An actual criminal prosecution for unpaid wages had not happened in Utah for 10 years when the state began investigating Rushton's studio in 2009. On Oct. 10, Rushton, 57, began serving a one-year sentence, and still owes his workers $1.2 million, according to Utah's attorney general.
When a major client folded in 2008, Sensory Sweep didn't lay off workers or close its doors, it kept on chugging. That sounds great, until you realize that no one was getting paid—except for Rushton, some of his family members, and favored friends. Rushton was accused of selectively paying some employees, justifying it by saying the licensing companies were slow to pay and holding him to confidentiality agreements that forbade giving a real explanation.
Employees noticed in 2008 that contributions to their 401(k) plans had stopped. Then their health plans lapsed—an unpaid dental claim of $4,400 forced one worker to bankruptcy. To add insult to injury, Social Security taxes had not been paid since 2007—and the employees themselves were liable for that. That's taxes on work for which they were not paid.
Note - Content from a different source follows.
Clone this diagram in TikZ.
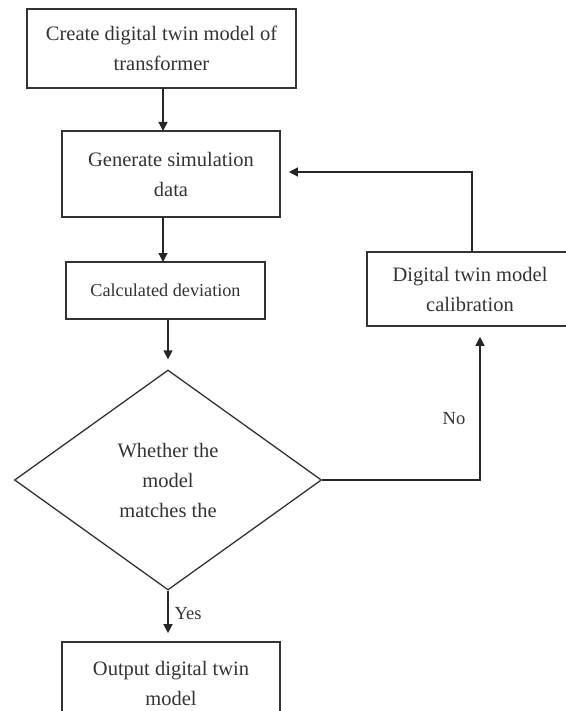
\documentclass[tikz,border=0pt]{standalone}
\usepackage{fontspec}
\setmainfont{Liberation Serif}
\usetikzlibrary{shapes.geometric,arrows.meta}

\begin{document}
\begin{tikzpicture}
[x=1pt,y=-1pt,
  boxdecorate/.style={shape=rectangle,draw=black!80,line width=1.6pt,
    text=black!80,inner sep=0pt,align=center,
    font=\fontsize{20.5}{30}\selectfont},%
  decidedecorate/.style={shape=diamond,draw=black!80,line width=1.3pt,
    text=black!80,inner sep=0pt,align=center,aspect=1.4,
    minimum width=307pt,minimum height=220pt,
    font=\fontsize{20.5}{30}\selectfont},%
  linedecorate/.style={draw=black!85,line width=1.3pt,
    -{Triangle[length=9pt,width=9pt]}},%
  labeldecorate/.style={text=black!80,inner sep=0pt,
    font=\fontsize{18.5}{22}\selectfont}]
\useasboundingbox (0,0) rectangle (565,711);
%% boxes
\foreach \nodename/\x/\y/\w/\h/\txt in {
  create/161.5/48.5/269/79/{Create digital twin model of\\transformer},
  generate/171/174/218/86/{Generate simulation\\data},
  calib/470/289/206/74/{Digital twin model\\calibration},
  output/171/683/218/82/{Output digital twin\\model}}
{
  \node (\nodename) at (\x,\y) [boxdecorate,minimum width=\w pt,minimum height=\h pt] {\txt};
}
\node (deviation) at (165.5,290.5) [boxdecorate,minimum width=199pt,minimum height=57pt,
  font=\fontsize{18.2}{22}\selectfont] {Calculated deviation};
%% decision
\node (decide) at (168,480) [decidedecorate] {Whether the\\model\\matches the};
%% turning points
\coordinate (noturn) at (480,480);
\coordinate (back) at (472,172);
%% edges
\draw[linedecorate] (163,88) -- (163,131);
\draw[linedecorate] (163,217) -- (163,262);
\draw[linedecorate,shorten >=10pt] (deviation.south -| decide.north) -- (decide.north);
\draw[linedecorate,shorten >=8pt] (decide.south) -- (decide.south |- output.north)
  node[labeldecorate,pos=0.45,anchor=west,xshift=6pt] {Yes};
\draw[linedecorate,shorten >=10pt] (decide.east) -- (noturn) -- (noturn |- calib.south)
  node[labeldecorate,pos=0.40,anchor=east,xshift=-14pt] {No};
\draw[linedecorate,shorten >=8pt] (back |- calib.north) -- (back) -- (back -| generate.east);
\end{tikzpicture}
\end{document}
All of this for a job making games like Jackass: The Game and Alvin and the Chipmunks. Sensory Sweep was mostly known for fast work on handheld ports of movie adaptations. As to why someone would continue to work for such a company, a Sensory Sweep employee said it best to Kotaku in 2009.
"People like to say I work for a video game company. It's very important to them. It's so important, they'll sacrifice their lives, their houses, their cars. We had a few threats of divorce come out of this. It's because they want to make games and that's all they want to do."
It helps that Utah is a backwater in games development, and that designers who have bought homes, have spouses in work and children in school are not exactly mobile. Rushton exploited this labor market.
"We thought that Mr. Rushton was trying to continue his business on the backs of his employees," said a wage-claim manager at the Utah Labor Commission.